Cell terror in Italy desintegrated
Due to a 10-year investigation which had began following a probe into illegal immigration, italian counter-terror police arrested 18 people Friday, suspected of links with Al Qaida. A terror cell that was organizing a bomb plot against the Vatican, investigators said.
The arrested are afghan and pakistani nationals, including Osama Bin Laden’s bodyguards and a spiritual leader of a minor muslim community in Sardinia.
By all of the arrested there are also some suspected of involvment in the October 2009 bombing of the Meena Bazaar in Peshawar, Pakistan, that caused the death of 100 people and more than 200 injured.
Those arrested are also suspected to be involved in a fall down design of the Pakistani government, police said.
Italian prosecutor Mauro Mura stated in a press conference in Cagliari (Sardinia) that the terror suspected, were planning an attac at the Vatican in 2010, and a suicide bomber had arranged to land in Rome.

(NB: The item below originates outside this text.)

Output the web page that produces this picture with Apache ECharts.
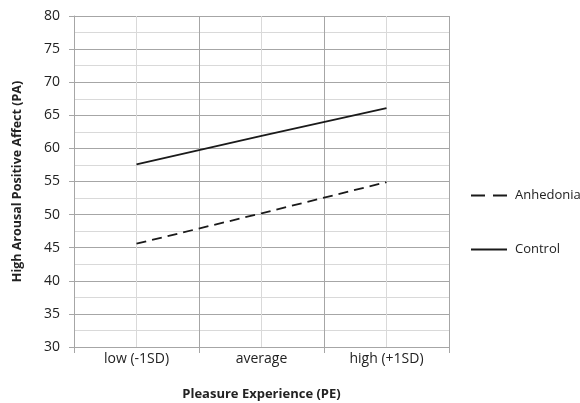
<!DOCTYPE html>
<html>
<head>
<meta charset="utf-8">
<script src="https://cdn.jsdelivr.net/npm/echarts@6/dist/echarts.min.js"></script>
<style>html,body{margin:0;padding:0;background:#fff}#c{width:580px;height:403px}</style>
</head>
<body>
<div id="c"></div>
<script>
var categories = ['low (-1SD)', 'average', 'high (+1SD)'];
var anhedonia = [45.6, 50.2, 54.9];
var control = [57.6, 61.9, 66.1];
var seriesNames = ['Anhedonia', 'Control'];

var FONT = '"Open Sans", "Liberation Sans", sans-serif';
var MAJOR = '#a6a6a6';
var MINOR = '#d9d9d9';

var chart = echarts.init(document.getElementById('c'));
chart.setOption({
  animation: false,
  backgroundColor: '#fff',
  grid: { left: 74, top: 16, width: 375, height: 331, containLabel: false, outerBoundsMode: 'none' },
  legend: {
    orient: 'vertical',
    left: 466,
    top: 184,
    itemWidth: 36,
    itemHeight: 2,
    itemGap: 41,
    textStyle: { fontFamily: FONT, fontSize: 13, color: '#222', padding: [0, 0, 0, 3] },
    data: [
      { name: seriesNames[0], icon: 'path://M0,0h14v2h-14z M22,0h14v2h-14z' },
      { name: seriesNames[1], icon: 'path://M0,0h36v2h-36z' }
    ]
  },
  xAxis: [
    {
      type: 'category',
      data: categories,
      boundaryGap: true,
      axisLine: { show: true, lineStyle: { color: MAJOR, width: 1 } },
      axisTick: { show: true, length: 6, lineStyle: { color: MAJOR } },
      axisLabel: { fontFamily: FONT, fontSize: 14, color: '#222', margin: 5 },
      splitLine: { show: false },
      name: 'Pleasure Experience (PE)',
      nameLocation: 'middle',
      nameGap: 41,
      nameTextStyle: { fontFamily: FONT, fontSize: 13, fontWeight: 'bold', color: '#222' }
    },
    {
      type: 'value',
      min: 0, max: 3, interval: 1,
      position: 'bottom',
      axisLine: { show: false },
      axisTick: { show: false },
      axisLabel: { show: false },
      splitLine: { show: true, lineStyle: { color: MAJOR, width: 1 } },
      minorTick: { show: false, splitNumber: 2 },
      minorSplitLine: { show: true, lineStyle: { color: MINOR, width: 1 } }
    }
  ],
  yAxis: {
    type: 'value',
    min: 30, max: 80, interval: 5,
    axisLine: { show: true, lineStyle: { color: MAJOR, width: 1 } },
    axisTick: { show: true, length: 5, lineStyle: { color: MAJOR } },
    axisLabel: { fontFamily: FONT, fontSize: 14, color: '#222', margin: 14 },
    splitLine: { show: true, lineStyle: { color: MAJOR, width: 1 } },
    minorTick: { show: false, splitNumber: 2 },
    minorSplitLine: { show: true, lineStyle: { color: MINOR, width: 1 } },
    name: 'High Arousal Positive Affect (PA)',
    nameLocation: 'middle',
    nameGap: 50,
    nameTextStyle: { fontFamily: FONT, fontSize: 12.5, fontWeight: 'bold', color: '#222' }
  },
  series: [
    {
      name: seriesNames[0],
      type: 'line',
      data: anhedonia,
      symbol: 'none',
      lineStyle: { color: '#1a1a1a', width: 1.8, type: [10, 6] },
      itemStyle: { color: '#1a1a1a' }
    },
    {
      name: seriesNames[1],
      type: 'line',
      data: control,
      symbol: 'none',
      lineStyle: { color: '#1a1a1a', width: 1.8 },
      itemStyle: { color: '#1a1a1a' }
    }
  ]
});
</script>
</body>
</html>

Matter of fact, the plot went no further and the suicide bomber left Italy without explication, prosecutor Mura said.
The authorities told that this operation has included the investigation on 7 italian provinces “targeting an alleged organisation dedicated to transnational criminal activities inspired by al-Qaida and other radical organisations pursuing armed struggle against the west and insurrection against the current government of Pakistan”.
Recordings indicate that the involved used to talk “ironically” about the pope, Benedict XVI and were trying to rise jihad in the whole Italy. An unidentified imam who used to perform in Brescia and Bergamo, northern Italy, is believed to be another key leader of the terror cell.
“There was evidence that the 2009 Peshawar attack was substantially planned and financed from Olbia, Sardinia, and that Italy-based militants had taken part in it”, Mario Carta, an officer in the anti-terrorism unit behind the investigation, said.
Another weighty aspect of the terror cell involvement is the international funds deliver in Pakistan from Italy, avoiding the italian currency controls, as once happened when € 55258,00 were sent on a flight from Rome to Islamabad.
“From what it appears, this concerns a hypothesis that dates from 2010 which didn’t occur,” Federico Lombardi, the Vatican spokesman, said in a statement. “It has therefore no relevance today and no reason for particular concern.”
Back in the day, Pope Benedict XVI was facing resentment due to a 2006 speech when he only paraphrased a Byzantine emperor who characterised some of the teachings of the prophet Muhammad as “evil and inhuman”.
The Charlie Hebdoe’s offices terror attac and the ones at a Copenhagen’s speech debate and at a cafe in Sydney had raised a heavy climate all across Europe and counter terror police operations are becoming much more persevering in these days.